The Law Commission also recommended a new right for leaseholders with very long leases to ‘buy out’ the ground rent under their lease without also having to extend the length of their lease.

It also reiterated called for a rules change so that leaseholders can extend their lease or buy their freehold immediately after buying their home rather than having to wait two years as they do now.

On top of this, the Commission recommended that the law is changed so that the current requirement for leaseholders to pay their landlord’s costs of dealing with an enfranchisement claim should be ‘eliminated or controlled’.

These recommendations all apply to both houses and flats. 

Professor Nick Hopkins, commissioner for property law said: ‘The leasehold system is not working for millions of homeowners in England and Wales. 

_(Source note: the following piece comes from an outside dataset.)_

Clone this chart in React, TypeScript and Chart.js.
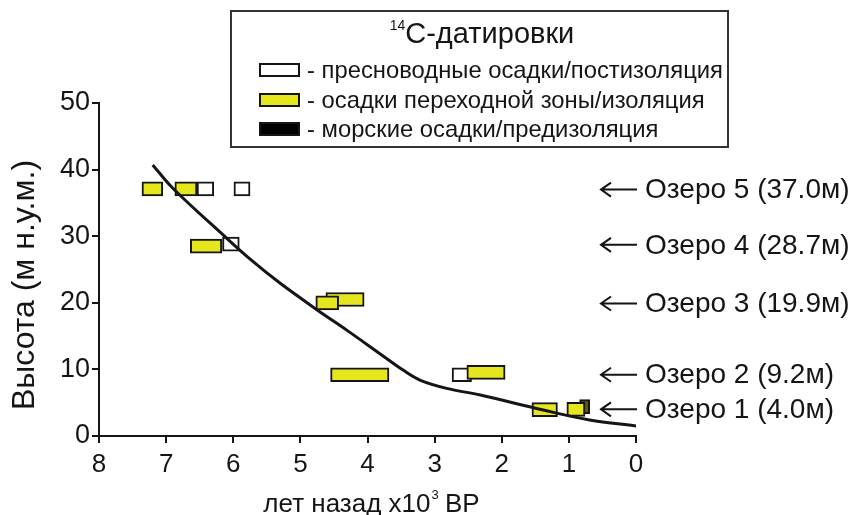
import React, { useEffect, useRef } from 'react';
import { Chart, registerables } from 'chart.js';

Chart.register(...registerables);

const FONT = "'Liberation Sans', Arial, Helvetica, sans-serif";
const INK = '#151515';
const YELLOW = '#e6e61e';
const OLIVE = '#5a5a1e';

// axis ranges / ticks
const xRange = [0, 8];
const yRange = [0, 50];
const xTickValues = [0, 1, 2, 3, 4, 5, 6, 7, 8];
const yTickValues = [0, 10, 20, 30, 40, 50];

// 14C dates: age ranges (x10^3 BP) and heights (m a.s.l.)
const yellowRanges = [[7.36, 7.05], [6.87, 6.54], [6.64, 6.17], [4.62, 4.05], [4.77, 4.43], [4.55, 3.68], [2.52, 1.95], [1.55, 1.17], [1.03, 0.76]];
const yellowHeights = [37.1, 37.1, 28.5, 20.5, 20.0, 9.2, 9.55, 3.95, 4.0];
const whiteRanges = [[6.54, 6.29], [5.99, 5.75], [6.16, 5.91], [2.74, 2.45]];
const whiteHeights = [37.1, 37.1, 28.8, 9.2];
const marineRanges = [[0.84, 0.69]];
const marineHeights = [4.4];

// shoreline displacement curve
const curveAges = [0, 0.69, 1.38, 2.32, 2.82, 3.22, 3.47, 3.82, 4.31, 4.76, 5.31, 5.73, 6.13, 6.9, 7.2];
const curveHeights = [1.5, 2.4, 3.9, 6.15, 7.15, 8.4, 9.9, 12.4, 15.9, 19.0, 23.0, 26.4, 30.0, 37.2, 40.7];

// lakes
const lakeNames = ['Озеро 5', 'Озеро 4', 'Озеро 3', 'Озеро 2', 'Озеро 1'];
const lakeLevels = [37.0, 28.7, 19.9, 9.2, 4.0];

// legend
const legendTitleSup = '14';
const legendTitle = 'С-датировки';
const legendLabels = [
  '- пресноводные осадки/постизоляция',
  '- осадки переходной зоны/изоляция',
  '- морские осадки/предизоляция',
];
const legendFills = ['#ffffff', YELLOW, '#000000'];

const yTitle = 'Высота (м н.у.м.)';
const xTitleMain = 'лет назад x10';
const xTitleSup = '3';
const xTitleEnd = ' BP';

const toBars = (ranges: number[][], heights: number[]) =>
  ranges.map((r, i) => ({ x: [r[0], r[1]], y: heights[i] }));

const barDataset = (label: string, ranges: number[][], heights: number[], fill: string, order: number) => ({
  type: 'bar' as const,
  label,
  indexAxis: 'y' as const,
  data: toBars(ranges, heights),
  backgroundColor: fill,
  borderColor: INK,
  borderWidth: 2,
  borderSkipped: false,
  barThickness: 14,
  grouped: false,
  order,
});

const decorPlugin = {
  id: 'decor',
  afterDraw(chart: any) {
    const ctx = chart.ctx as CanvasRenderingContext2D;
    const yS = chart.scales.y;
    const area = chart.chartArea;
    ctx.save();
    ctx.fillStyle = INK;
    ctx.strokeStyle = INK;

    // legend frame
    ctx.lineWidth = 2;
    ctx.strokeStyle = '#333';
    ctx.strokeRect(231, 11, 497, 136);

    // legend title
    ctx.fillStyle = INK;
    ctx.textBaseline = 'alphabetic';
    ctx.textAlign = 'left';
    const tFont = `29px ${FONT}`;
    ctx.font = tFont;
    const tw = ctx.measureText(legendTitle).width;
    ctx.font = `14px ${FONT}`;
    const sw = ctx.measureText(legendTitleSup).width;
    const tx = 482 - (tw + sw) / 2;
    ctx.fillText(legendTitleSup, tx, 30);
    ctx.font = tFont;
    ctx.fillText(legendTitle, tx + sw, 43);

    // legend rows
    const rowY = [70, 100, 129];
    ctx.font = `23.8px ${FONT}`;
    ctx.textBaseline = 'middle';
    legendLabels.forEach((lab, i) => {
      ctx.fillStyle = INK;
      ctx.fillRect(259, rowY[i] - 7, 41, 14);
      ctx.fillStyle = legendFills[i];
      ctx.fillRect(261, rowY[i] - 5, 37, 10);
      ctx.fillStyle = INK;
      ctx.fillText(lab, 307, rowY[i] + 1);
    });

    // lake labels with arrows
    ctx.font = `28px ${FONT}`;
    ctx.strokeStyle = INK;
    ctx.lineWidth = 2;
    lakeNames.forEach((name, i) => {
      const y = yS.getPixelForValue(lakeLevels[i]);
      const x0 = area.right - 35;
      const x1 = area.right + 1;
      ctx.beginPath();
      ctx.moveTo(x1, y);
      ctx.lineTo(x0, y);
      ctx.moveTo(x0 + 10, y - 7);
      ctx.lineTo(x0, y);
      ctx.lineTo(x0 + 10, y + 7);
      ctx.stroke();
      ctx.textBaseline = 'middle';
      ctx.fillText(`${name} (${lakeLevels[i].toFixed(1)}м)`, area.right + 9, y + 1);
    });

    // y title
    ctx.save();
    ctx.translate(25, 285);
    ctx.rotate(-Math.PI / 2);
    ctx.textAlign = 'center';
    ctx.textBaseline = 'middle';
    ctx.font = `32px ${FONT}`;
    ctx.fillText(yTitle, 0, 0);
    ctx.restore();

    // x title
    ctx.textBaseline = 'alphabetic';
    ctx.textAlign = 'left';
    ctx.font = `26px ${FONT}`;
    const w1 = ctx.measureText(xTitleMain).width;
    const w3 = ctx.measureText(xTitleEnd).width;
    ctx.font = `13px ${FONT}`;
    const w2 = ctx.measureText(xTitleSup).width;
    const cx = (area.left + area.right) / 2 + 4;
    let xx = cx - (w1 + w2 + w3) / 2;
    ctx.font = `26px ${FONT}`;
    ctx.fillText(xTitleMain, xx, 512);
    xx += w1;
    ctx.font = `13px ${FONT}`;
    ctx.fillText(xTitleSup, xx + 1, 499);
    xx += w2;
    ctx.font = `26px ${FONT}`;
    ctx.fillText(xTitleEnd, xx, 512);
    ctx.restore();
  },
};

export default function App() {
  const ref = useRef<HTMLCanvasElement>(null);
  useEffect(() => {
    const canvas = ref.current;
    if (!canvas) return;
    const chart = new Chart(canvas, {
      type: 'scatter',
      data: {
        datasets: [
          {
            type: 'line' as const,
            label: 'curve',
            data: curveAges.map((a, i) => ({ x: a, y: curveHeights[i] })),
            borderColor: INK,
            borderWidth: 3,
            pointRadius: 0,
            showLine: true,
            fill: false,
            tension: 0.35,
            order: 1,
          },
          barDataset('yellow', yellowRanges, yellowHeights, YELLOW, 2),
          barDataset('white', whiteRanges, whiteHeights, '#ffffff', 3),
          barDataset('marine', marineRanges, marineHeights, OLIVE, 4),
        ] as any,
      },
      options: {
        animation: false,
        responsive: false,
        devicePixelRatio: 1,
        layout: { padding: { left: 0, right: 217, top: 103, bottom: 0 } },
        plugins: { legend: { display: false }, tooltip: { enabled: false } },
        scales: {
          x: {
            type: 'linear',
            reverse: true,
            min: xRange[0],
            max: xRange[1],
            offset: false,
            afterBuildTicks: (s: any) => { s.ticks = xTickValues.map((v) => ({ value: v })); },
            ticks: { autoSkip: false, color: INK, padding: 6, font: { family: FONT, size: 26 }, maxRotation: 0 },
            grid: { offset: false, drawOnChartArea: false, drawTicks: true, tickLength: 7, color: INK, lineWidth: 2 },
            border: { display: true, color: INK, width: 2 },
            afterFit: (s: any) => { s.height = 79; },
          },
          y: {
            type: 'linear',
            min: yRange[0],
            max: yRange[1],
            offset: false,
            afterBuildTicks: (s: any) => { s.ticks = yTickValues.map((v) => ({ value: v })); },
            ticks: { autoSkip: false, color: INK, padding: 2, font: { family: FONT, size: 27 } },
            grid: { offset: false, drawOnChartArea: false, drawTicks: true, tickLength: 7, color: INK, lineWidth: 2 },
            border: { display: true, color: INK, width: 2 },
            afterFit: (s: any) => { s.width = 99; },
          },
        },
      } as any,
      plugins: [decorPlugin],
    });
    return () => chart.destroy();
  }, []);
  return (
    <div style={{ position: 'fixed', left: 0, top: 0, width: 853, height: 515, background: '#fff' }}>
      <canvas ref={ref} width={853} height={515} style={{ display: 'block' }} />
    </div>
  );
}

‘We have heard how the current law leaves them feeling like they don’t truly own their home.

‘Our reforms will make a real difference by giving leaseholders greater control over their homes, offering a cheaper and easier route out of leasehold, and establishing commonhold as the preferred alternative system.’

A spokesperson for pressure group the National Leasehold Campaign said: ‘The NLC is delighted that the Law Commission’s reports recognise how badly the current leasehold system is stacked against leaseholders and is recommending adoption of commonhold, and informed and practical routes for existing leaseholders to escape from the nightmares created by this feudal system. 

‘We need Government to act on these recommendations now. They must not be lost in a sea of endless consultations, further consideration and drift “until Parliamentary time allows”. Leaseholders’ lives are on hold and urgent action is needed.’

The Law Commission has also proposed a massive expansion to the commonhold system, which would give flat owners an option other than leasehold. 

This system was introduced in 2002 to enable the freehold ownership of flats. 

It allows the residents of a building to own the freehold of their individual flat and to manage the shared areas through a company.

Currently, for a flat owner to convert to commonhold from leasehold they need the agreement of other parties with interests in the building, for example the freeholder. 

The Law Commission is now suggesting this requirement be removed so that leaseholders can unilaterally decide to convert to commonhold without the approval of any other parties.

It also proposes that shared ownership flats be available as commonhold, something that is not currently the case. The Commission says this would help to encourage more flats being built as commonhold rather than leasehold.